The Archbishop of Los Angeles also serves as metropolitan bishop of the suffragan dioceses within the Ecclesiastical Province of Los Angeles, which includes the dioceses of Fresno, Monterey, Orange, San Bernardino, and San Diego.

Following the establishment of the Spanish missions in California, the diocese of the Two Californias was established on 1840, when the Los Angeles region was still part of Mexico. In 1848, Mexican California was ceded to the United States, and the U.S. portion of the diocese was renamed the Diocese of Monterey. The diocese was renamed the Diocese of Monterey-Los Angeles in 1859, and the episcopal see was moved to Los Angeles upon the completion of the Cathedral of Saint Vibiana in 1876. Los Angeles split from Monterey to become the Diocese of Los Angeles-San Diego in 1922. The diocese was split again in 1936 to create the Diocese of San Diego, and the Los Angeles was seen elevated to an archdiocese. The archdiocese's present territory was established in 1976, when Orange County was split off to establish the Diocese of Orange.

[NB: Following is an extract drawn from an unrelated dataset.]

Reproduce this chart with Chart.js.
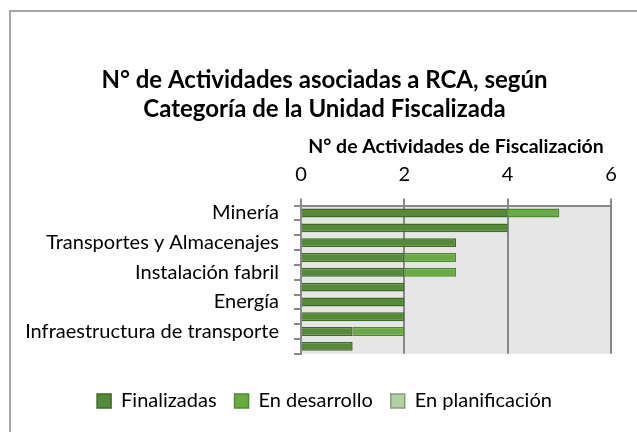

The sexual abuse scandal in the archdiocese resulted in a $880 million court settlement, a record-breaking amount, in 2024; bringing the total settlement payouts for the archdiocese to over $1.5 billion. Instances of sexual abuse within the archdiocese are documented starting in the 1930s, though instances from the 1970s through 1990s have been more highly publicized.

With the papal bull Apostolicam sollicitudinem of April 27, 1840, Pope Gregory XVI set up a new episcopal see, to which he gave the name of Diocese of California (also interchangeably called "Diocese of Two Californias" or "Diocese of Both Californias"). He assigned to it a vast territory taken from that of the Diocese of Sonora, now the Archdiocese of Hermosillo in Mexico. It included Alta California, encompassing the present states of California, Nevada, Arizona, Utah, western Colorado and southwestern Wyoming, and the Baja California Territory, encompassing the modern Mexican states of Baja California and Baja California Sur. He set the episcopal residence at San Diego and made the diocese a suffragan of the Archdiocese of Mexico City. Francisco Garcia Diego y Moreno, OFM became the first bishop of the new diocese, with Mission Santa Barbara serving as its pro-cathedral.

After ceding Alta California to the United States at the close of the Mexican–American War, the government of Mexico objected to a bishop based in the United States having jurisdiction over parishes in Baja California, which was Mexican territory. The Holy See divided the diocese into American and Mexican sections. On November 20, 1849, with the episcopal residence moved to Monterey, a more central position for the new diocese, the American section became the Diocese of Monterey. The Royal Presidio Chapel in Monterey served as the pro-cathedral of the American diocese.

In 1853, Pope Pius IX erected the Metropolitan Archdiocese of San Francisco, taking the territory that now constitutes Nevada, Utah, and much of northern California from the Diocese of Monterey.

In 1859, the same pope renamed the Diocese of Monterey as the Diocese of Monterey-Los Angeles to recognize the growth of the city of Los Angeles. The bishop moved his principal residence to Los Angeles and used the Mission of Santa Barbara as a pro-cathedral until the Cathedral of Saint Vibiana opened in 1876.